Keeping up

August 27, 2007

Since 1971, Maryland has financed its road and transit projects through a self-sustaining account known as the Transportation Trust Fund. It's proved a highly successful formula. A variety of user fees including the state gas tax, vehicle titling tax, registration fees and the like have fueled billions of dollars of investment in needed infrastructure. But the system is in danger of breaking down.

The most obvious reason for this is a lack of funds. An estimated $40 billion in new transportation projects are needed to forestall gridlock, particularly in the Washington suburbs. Growth fueled by thousands of military-related jobs coming to the region in the next several years under the Pentagon's base realignment and closure plans is likely to make matters worse.

But the failure of the last two governors to raise the state's 23.5-cent fuel tax to keep pace with inflation is also a big part of the problem. Two decades ago, the tax was periodically increased on a fairly routine basis to finance projects from beltway widening to Baltimore's light rail. But rising fuel prices and increasingly partisan politics have made the possibility of a gas tax increase far from routine.

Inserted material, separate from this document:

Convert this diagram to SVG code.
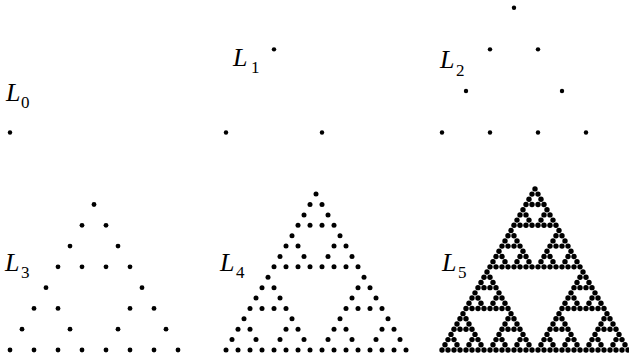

That's why Gov. Martin O'Malley and the General Assembly need to, if not raise the gas tax, agree to index it (either with consumer prices or specifically construction costs) so that revenue can at least keep up with inflation. At least 16 states have adopted some form of indexing - most commonly by applying a sales or gross receipts tax on a percentage basis instead of a fixed per-gallon fee.

Lawmakers have resisted this notion in the past, but their concerns over automatic escalations now seem overwrought. If Maryland indexes to the Consumer Price Index, the gas tax is likely to rise by about a half-cent each year. This would produce only about $45 million in new revenue annually - a fraction of the $600 million infusion advocates say the trust fund needs.

Indexing isn't the whole answer, but it's clearly part of one - particularly if it helps the state keep up with basic maintenance of bridges, tunnels and other potentially vulnerable infrastructure that could become neglected if the fund's finances worsen.

Then-Gov. Robert L. Ehrlich Jr.'s doubling of the car registration fee several years ago provided modest relief, but much of the buying power has already been eaten up by inflation. Over the past two years the State Highway Administration's cost of resurfacing asphalt roads has grown 42 percent, thanks in large part to rising petroleum costs.

Various alternatives to replenishing the trust fund - from raising the vehicle titling tax (particularly for gas guzzlers) and increasing the trust fund's share of the state tax on corporate profits, to applying the state sales tax to transportation-related transactions like car repairs - deserve serious consideration. But indexing the gas tax - arguably the fairest of all the highway user fees, because those who drive the most also pay the most - ought to be the starting point for next year's debate.